I will assume you have reached a promontory, and that there is a bird perched upon it. Some swivel-eyed members of what we might call the bird-obsessed community will insist that you be able to identify what sort of bird you are looking at. They will want you to take in at a glance such features as the beak or bill and colouration and thickness of feathers and size and shape of head and wingy bits and arrive at a snap, if informed, judgement regarding bird type. God knows there are thousands upon thousands of specific bird types for your puny brain to compute, in that at-a-glance moment, and I suppose we can admire to some extent the person with impeccably-combed hair and corduroy trousers who announces “That is a cassowary” or “Oh look! Yonder upon the promontory perches a sandpiper”, but at the same time we should be aware that they are showing off, and are very likely the kind of bumptious birdy know-alls who would cut us dead at a cocktail party in an elegant drawing room. I hasten to add that I am not speaking from personal experience here, as I have never been treated with contempt by an ornithologist at any kind of party, cocktail or otherwise.

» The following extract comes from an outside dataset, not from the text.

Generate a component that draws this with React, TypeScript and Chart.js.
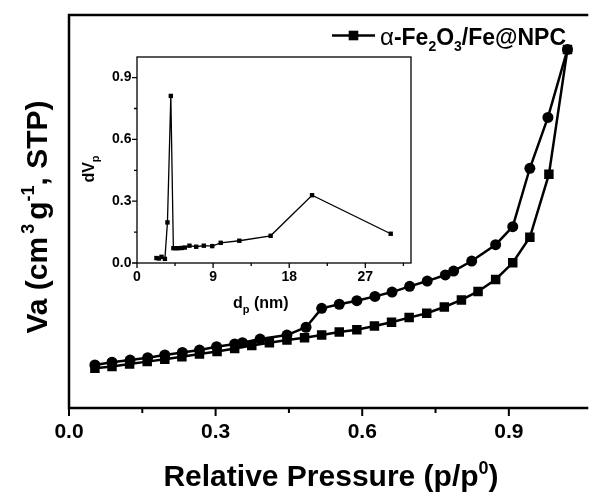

The only important thing, once you are standing near the promontory looking at a perching bird, is that you are clear it is a bird and not, say, a squirrel, or a lugworm, or a pebble. I have known many who, through incorrect praxis, have made such errors, and I cannot really blame the authorities for displaying giant photographs of them, with their names and addresses printed in big block capitals, on billboards and hoardings throughout the capital city, as part of the five year plan dubbed We Must Ridicule Citizens Lacking Knowledge Of Birds. This has been one of the most successful campaigns so far devised by the regime, and though its long term benefits, and indeed its short term benefits, are unfathomable, I for one would rather live on a diet of prunes than see it reversed.